Taylor predicted an “avalanche of clipboards” to accompany the decision, which has still to be finalised through the Environment Select Committee.
Late in April Jones reassured the industry he had no intention to introduce a quota that limited log exports, but made clear he had “log mongers” firmly in his sights.
Log trading entities would be required to pass a “fit and proper person” test, and meet record keeping standards.
But some local processors are ambivalent about the need for a log exporting registration.
“Sitting behind all this is a fear by forestry owners there could be some sort of quota or legislation or restriction on exports,” – Prue Younger
Marty Verry, CEO of Red Stag Timber said as long as processors here had a steady and reasonable supply of timber he advised exporters to “fill their boots” with the opportunity to export.
He said he felt the supply to his mill in Rotorua had not been compromised by competition for log exports, but acknowledged there were some players who may seize the “one in a 25 year opportunity” to make more for their logs by export.
But the NZ Forestry Industry Contractors Association largely supported the move to qualify log exporters and advisors.
Greater professionalism welcomed
Chief executive Prue Younger said a greater level of professionalism in the sector could be a good thing.
“Sitting behind all this is a fear by forestry owners there could be some sort of quota or legislation or restriction on exports,” she said.
However, her members were also aware the bulk log export market was their bread and butter, and did not want to be supporting domestic processing businesses that were not being run well.

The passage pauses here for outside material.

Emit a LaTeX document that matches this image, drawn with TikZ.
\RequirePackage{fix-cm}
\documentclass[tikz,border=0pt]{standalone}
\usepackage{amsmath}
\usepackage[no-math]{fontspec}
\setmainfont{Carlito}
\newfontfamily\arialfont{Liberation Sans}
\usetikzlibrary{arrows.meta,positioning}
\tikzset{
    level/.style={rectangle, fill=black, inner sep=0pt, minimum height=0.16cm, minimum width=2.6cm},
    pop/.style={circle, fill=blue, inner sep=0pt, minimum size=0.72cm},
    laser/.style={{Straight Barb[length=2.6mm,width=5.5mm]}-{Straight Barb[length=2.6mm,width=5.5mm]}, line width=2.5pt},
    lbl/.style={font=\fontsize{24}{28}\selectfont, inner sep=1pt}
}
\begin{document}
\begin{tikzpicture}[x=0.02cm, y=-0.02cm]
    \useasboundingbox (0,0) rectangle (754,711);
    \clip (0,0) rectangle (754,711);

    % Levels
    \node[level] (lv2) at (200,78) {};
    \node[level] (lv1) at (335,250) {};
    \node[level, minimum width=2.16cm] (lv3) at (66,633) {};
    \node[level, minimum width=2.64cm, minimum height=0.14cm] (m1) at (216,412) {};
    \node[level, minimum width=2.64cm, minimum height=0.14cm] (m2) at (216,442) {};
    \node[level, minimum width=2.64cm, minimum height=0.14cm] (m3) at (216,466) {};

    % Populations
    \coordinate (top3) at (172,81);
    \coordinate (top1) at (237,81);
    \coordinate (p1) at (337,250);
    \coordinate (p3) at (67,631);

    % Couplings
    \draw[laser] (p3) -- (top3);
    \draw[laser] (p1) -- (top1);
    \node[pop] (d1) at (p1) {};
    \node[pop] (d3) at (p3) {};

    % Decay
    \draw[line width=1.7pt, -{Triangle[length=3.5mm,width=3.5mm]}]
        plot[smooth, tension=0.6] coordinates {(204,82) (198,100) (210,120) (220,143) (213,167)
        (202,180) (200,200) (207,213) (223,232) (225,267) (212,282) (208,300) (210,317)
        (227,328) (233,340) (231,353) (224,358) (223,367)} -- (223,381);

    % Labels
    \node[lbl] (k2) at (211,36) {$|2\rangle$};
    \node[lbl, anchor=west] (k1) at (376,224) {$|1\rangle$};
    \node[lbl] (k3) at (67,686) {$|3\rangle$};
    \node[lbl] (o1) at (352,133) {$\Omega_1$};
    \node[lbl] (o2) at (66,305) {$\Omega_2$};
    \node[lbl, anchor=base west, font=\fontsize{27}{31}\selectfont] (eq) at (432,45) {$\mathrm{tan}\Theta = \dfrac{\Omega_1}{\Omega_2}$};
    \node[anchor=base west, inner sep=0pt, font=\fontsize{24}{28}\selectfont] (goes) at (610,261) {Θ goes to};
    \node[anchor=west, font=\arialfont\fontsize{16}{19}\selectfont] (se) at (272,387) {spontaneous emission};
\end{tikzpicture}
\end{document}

“But some are, like Red Stag and we know those members with a good domestic processor to supply were not hit as hard by the downturn as those in other areas supplying export markets.”
Like Phil Taylor she supported a clear, strong “wood first” policy from the government that required a high content of New Zealand timber in any government commissioned building projects.
Such a policy was promised in the last election, and industry sources say it appeared
to have stalled in recent months.
“That is how to build demand for timber. You can’t make processors buy more logs without someone to sell their processed timber to. Someone with a clip-board register isn’t going to work,” said Taylor.